**GOAL:** Set down, word for word, only the lines from the start of the records through the line bearing "(0,0) rectangle (922,410);"; include no pictures.

**GIVEN INFORMATION:**
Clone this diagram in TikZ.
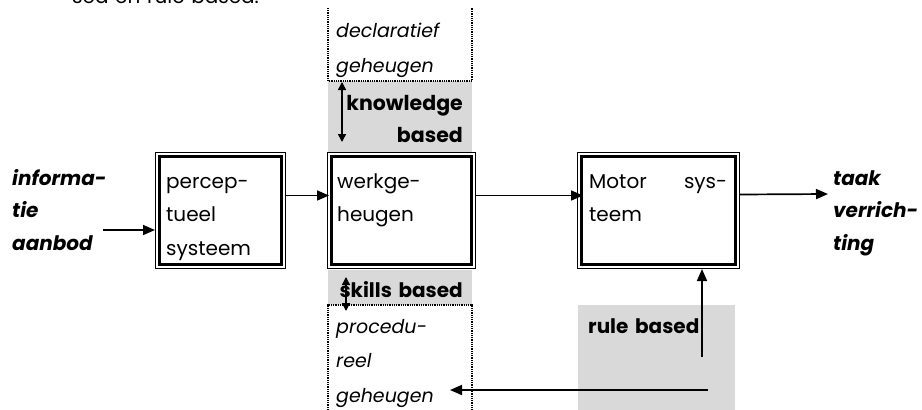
\documentclass[tikz,border=0pt]{standalone}
\usepackage{fontspec}
\setmainfont{Poppins}
\usetikzlibrary{arrows.meta,positioning,calc}
\definecolor{panelgray}{RGB}{217,217,217}

\begin{document}
\begin{tikzpicture}[x=1pt,y=-1pt,
  txt/.style={anchor=base west,inner sep=0pt,text width=#1,align=left,
    font=\fontsize{20}{33.5}\selectfont},
  box/.style={draw,line width=1pt,anchor=north west,inner sep=0pt,
    minimum height=116pt},
  panel/.style={fill=panelgray},
  dotline/.style={line width=1.5pt,dash pattern=on 1pt off 0.8pt},
  flow/.style={line width=1.7pt,-{Triangle[length=12pt,width=10pt]}},
  twoway/.style={line width=1.5pt,{Triangle[length=8pt,width=8pt]}-{Triangle[length=8pt,width=8pt]}}]
\useasboundingbox (0,0) rectangle (922,410);

% grijze vlakken
\fill[panel] (328,81) rectangle (472,152);
\fill[panel] (328,270) rectangle (472,305);
\fill[panel] (578,305) rectangle (735,410);

% geheugens
\draw[dotline] (328,8) -- (328,81) -- (472,81) -- (472,8);
\draw[dotline] (328,410) -- (328,305) -- (472,305) -- (472,410);

% blokken
\node[box,minimum width=130pt] (perc) at (155,152) {};
\node[box,minimum width=148pt] (werk) at (327,152) {};
\node[box,minimum width=162pt] (motor) at (577,152) {};
\foreach \b in {perc,werk,motor}
  \draw[line width=3pt] ([shift={(4.5pt,-4.5pt)}]\b.north west) rectangle ([shift={(-4.5pt,4.5pt)}]\b.south east);

% teksten
\node[txt=250pt] (intro) at (72,3) {sed en rule based.};
\node[txt=130pt,font=\fontsize{19}{34.5}\selectfont\itshape] (decl) at (336,37.5) {declaratief\\geheugen};
\node[txt=130pt,align=right,anchor=base east,font=\fontsize{20.5}{32}\selectfont\bfseries] (know) at (463,110) {knowledge\\based};
\node[txt=115pt] (perctxt) at (166,188) {percep-\\tueel\\systeem};
\node[txt=130pt] (werktxt) at (337,188) {werkge-\\heugen};
\node[txt=138pt] (mottxt) at (589,188) {\makebox[138pt]{Motor\hfill sys-}\\teem};
\node[txt=130pt,align=right,anchor=base east,font=\fontsize{20}{32}\selectfont\bfseries] (skill) at (463,297) {skills based};
\node[txt=130pt,font=\fontsize{19}{34.5}\selectfont\itshape] (proc) at (336,333) {procedu-\\reel\\geheugen};
\node[txt=150pt,font=\fontsize{20}{33}\selectfont\bfseries] (rule) at (588,333) {rule based};
\node[txt=100pt,font=\fontsize{20}{32.5}\selectfont\bfseries\itshape] (info) at (12,185) {informa-\\tie\\aanbod};
\node[txt=88pt,font=\fontsize{20}{32.5}\selectfont\bfseries\itshape] (taak) at (833,185) {taak\\verrich-\\ting};

% pijlen
\coordinate (infostart) at (103,230);
\coordinate (taakend) at (828,194);
\coordinate (ruleup) at (702,357);
\coordinate (ruleleft) at (708,390);
\coordinate (procend) at (450,390);
\draw[flow] (infostart) -- (infostart -| perc.west);
\draw[flow] ([yshift=15pt]perc.east) -- ([yshift=15pt,xshift=2pt]werk.west);
\draw[flow] ([yshift=15pt]werk.east) -- ([yshift=15pt,xshift=6pt]motor.west);
\draw[flow] ([yshift=16pt]motor.east) -- (taakend);
\draw[flow] (ruleup) -- (ruleup |- motor.south);
\draw[flow] (ruleleft) -- (procend);
\draw[twoway] (342,82) -- (342,142);
\draw[twoway] (346,277) -- (346,311);
\end{tikzpicture}
\end{document}
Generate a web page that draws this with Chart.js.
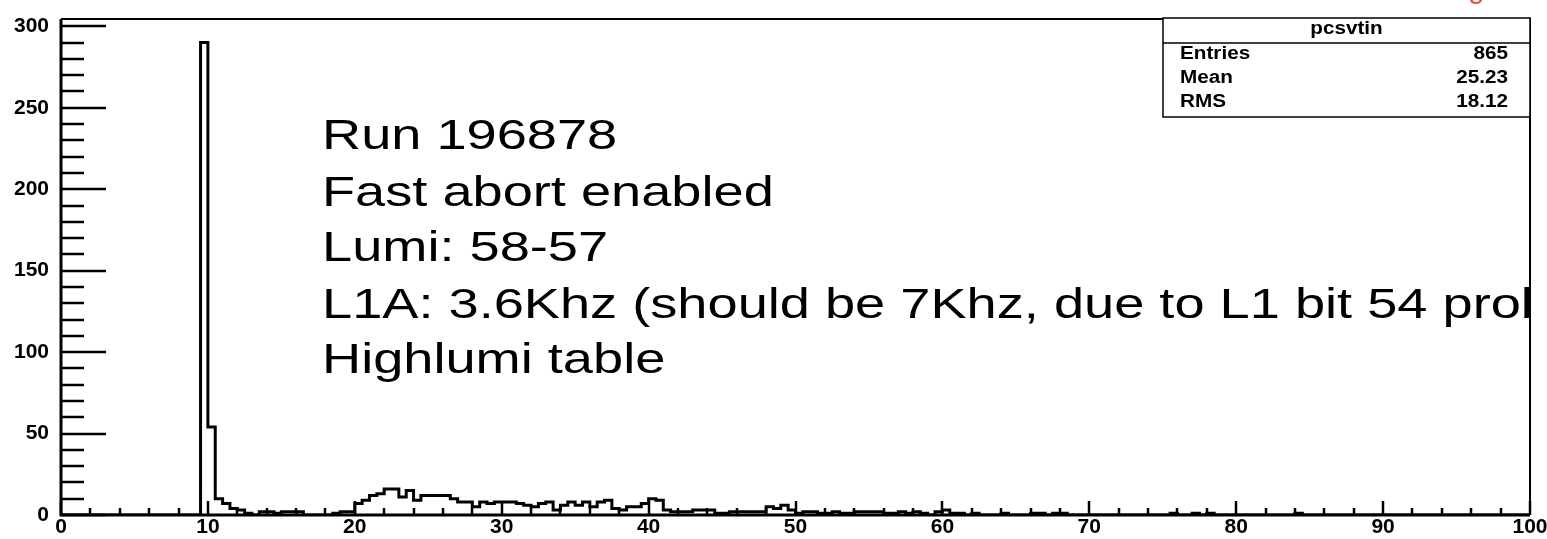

**EXERCISE RESPONSE:**
Clone this diagram in TikZ.
\documentclass[tikz,border=0pt]{standalone}
\usepackage{fontspec}
\setmainfont{Poppins}
\usetikzlibrary{arrows.meta,positioning,calc}
\definecolor{panelgray}{RGB}{217,217,217}

\begin{document}
\begin{tikzpicture}[x=1pt,y=-1pt,
  txt/.style={anchor=base west,inner sep=0pt,text width=#1,align=left,
    font=\fontsize{20}{33.5}\selectfont},
  box/.style={draw,line width=1pt,anchor=north west,inner sep=0pt,
    minimum height=116pt},
  panel/.style={fill=panelgray},
  dotline/.style={line width=1.5pt,dash pattern=on 1pt off 0.8pt},
  flow/.style={line width=1.7pt,-{Triangle[length=12pt,width=10pt]}},
  twoway/.style={line width=1.5pt,{Triangle[length=8pt,width=8pt]}-{Triangle[length=8pt,width=8pt]}}]
\useasboundingbox (0,0) rectangle (922,410);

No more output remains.